Article publié dans le Figaro le 21 juin 2022
Stéphany Gardier livre dans Le Figaro un reportage au Laboratoire d’évolution et ingénierie des systèmes dynamiques de l’Inserm – Université Paris Cité, « qui vient de lancer cette semaine l’initiative «Science à la pelle» ».
Vincent Libis, coresponsable du projet, explique ainsi : « Plus de 80% des antibiotiques de la pharmacopée actuelle proviennent des bactéries vivant dans le sol. C’est donc le meilleur substrat à analyser si l’on veut avoir une chance de trouver de nouvelles molécules antibiotiques ».

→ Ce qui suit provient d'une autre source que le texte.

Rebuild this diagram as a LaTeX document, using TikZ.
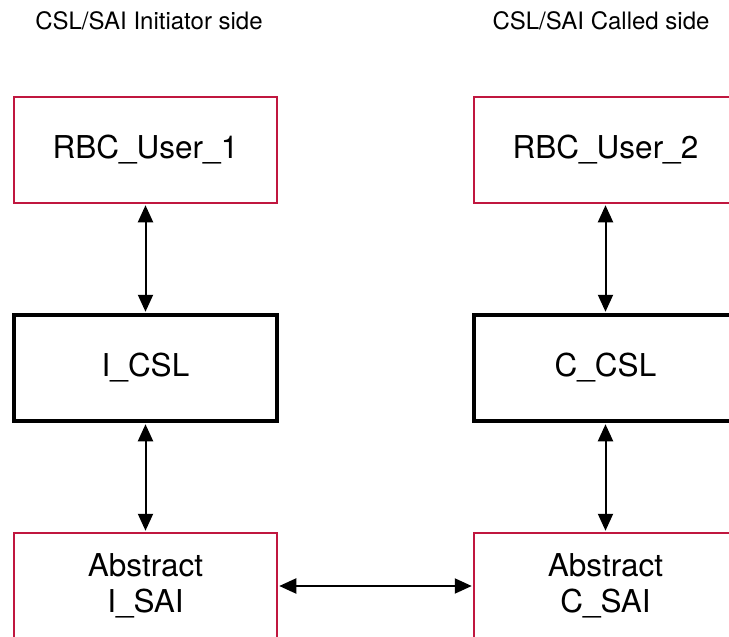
\documentclass[tikz,border=0pt]{standalone}
\usepackage{fontspec}
\setmainfont{TeX Gyre Heros}
\usetikzlibrary{arrows.meta}
\definecolor{boxred}{HTML}{C0173F}
\begin{document}
\begin{tikzpicture}[x=1pt,y=-1pt,
  redbox/.style={draw=boxred,line width=1.5pt,minimum width=263pt,minimum height=106pt,inner sep=0pt,align=center,font=\fontsize{31.5}{36}\selectfont},
  thickbox/.style={draw=black,line width=3.5pt,minimum width=263pt,minimum height=106pt,inner sep=0pt,align=center,font=\fontsize{31.5}{36}\selectfont},
  title/.style={font=\fontsize{24}{28}\selectfont,inner sep=0pt},
  biarrow/.style={line width=2pt,{Triangle[length=17pt,width=15pt]}-{Triangle[length=17pt,width=15pt]},shorten <=1.5pt,shorten >=1.5pt}]
\clip (0,0) rectangle (729,637);
\fill[white] (0,0) rectangle (729,637);
\node[title] (t1) at (149,21) {CSL/SAI Initiator side};
\node[title] (t2) at (601,21) {CSL/SAI Called side};
\node[redbox] (u1) at (145.5,150) {RBC\_User\_1};
\node[redbox] (u2) at (605.5,150) {RBC\_User\_2};
\node[thickbox] (c1) at (145.5,368) {I\_CSL};
\node[thickbox] (c2) at (605.5,368) {C\_CSL};
\node[redbox] (s1) at (145.5,586) {Abstract\\I\_SAI};
\node[redbox] (s2) at (605.5,586) {Abstract\\C\_SAI};
\draw[biarrow] (u1) -- (c1);
\draw[biarrow] (c1) -- (s1);
\draw[biarrow] (u2) -- (c2);
\draw[biarrow] (c2) -- (s2);
\draw[biarrow] (s1) -- (s2);
\end{tikzpicture}
\end{document}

La journaliste souligne que « le besoin est urgent. Les antibiorésistances se multiplient et constituent une menace sanitaire bien réelle. Elles seraient déjà responsables de plus de 1,2 million de décès par an, selon une récente étude parue dans la revue The Lancet ».
« Avec la découverte de la pénicilline en 1928, la médecine moderne a franchi un tournant décisif. Mais force est de constater qu’après un âge d’or, la recherche de nouveaux antibiotiques s’est peu à peu appauvrie avec le temps », continue Stéphany Gardier.
Vincent Libis déclare que « c’est tout un pan qui a été délaissé par les laboratoires pharmaceutiques, il faut donc compter sur la recherche académique et les citoyens. Et s’ils sont motivés, il peut y avoir un réel impact ».
La journaliste note qu’« avec son équipe, le chercheur a testé la faisabilité du protocole dans les parcs publics parisiens. La démarche est simple : il suffit de prélever l’équivalent d’une cuillère à café de sol, de l’emballer dans un sac congélation ou du film plastique alimentaire, puis de l’envoyer au laboratoire. Les scientifiques pourront alors se lancer dans ce qui ressemble bien à la recherche d’une aiguille dans une meule de foin ».
Le chercheur souligne que « les sols sont très riches en bactéries. On estime qu’il y a 1000 espèces différentes et des milliards d’individus dans un seul gramme de terre. […] Si nous isolons une bactérie avec un potentiel antibiotique, nous avons aujourd’hui une plateforme et un protocole qui permettent d’obtenir la molécule à tester en douze mois environ ».
Stéphany Gardier relève que « les premiers échantillons de sols parisiens ont déjà été passés au crible et les analyses ont révélé la présence de souches inattendues ».
Vincent Libis indique : « Nous avons été surpris de découvrir dans le sol prélevé à Denfert-Rochereau des bactéries connues pour être aussi présentes sur l’Île de Pâques. Nous sommes très impatients de voir ce que peuvent receler les sols que les citoyens nous feront parvenir ».
La journaliste fait savoir qu’« une application a été développée pour simplifier la tâche des participants : elle permet de géolocaliser le site précis du prélèvement et d’enregistrer une photo du lieu. Une carte interactive sera aussi disponible afin de voir si des zones proches de chez soi ou de son lieu de vacances ont déjà été explorées ».
Elle ajoute que « l’objectif de «Science à la pelle» est aussi de constituer une vraie communauté autour du projet, afin de pouvoir resserrer les zones de recherche en cas de besoin ».
Vincent Libis précise que « si par exemple un échantillon contient une bactérie qui se révèle porteuse de gènes d’intérêt, nous aurons peut-être besoin d’échantillons supplémentaires ou dans des zones proches. Ce serait très utile de pouvoir demander aux citoyens de la région de retourner sur les lieux ».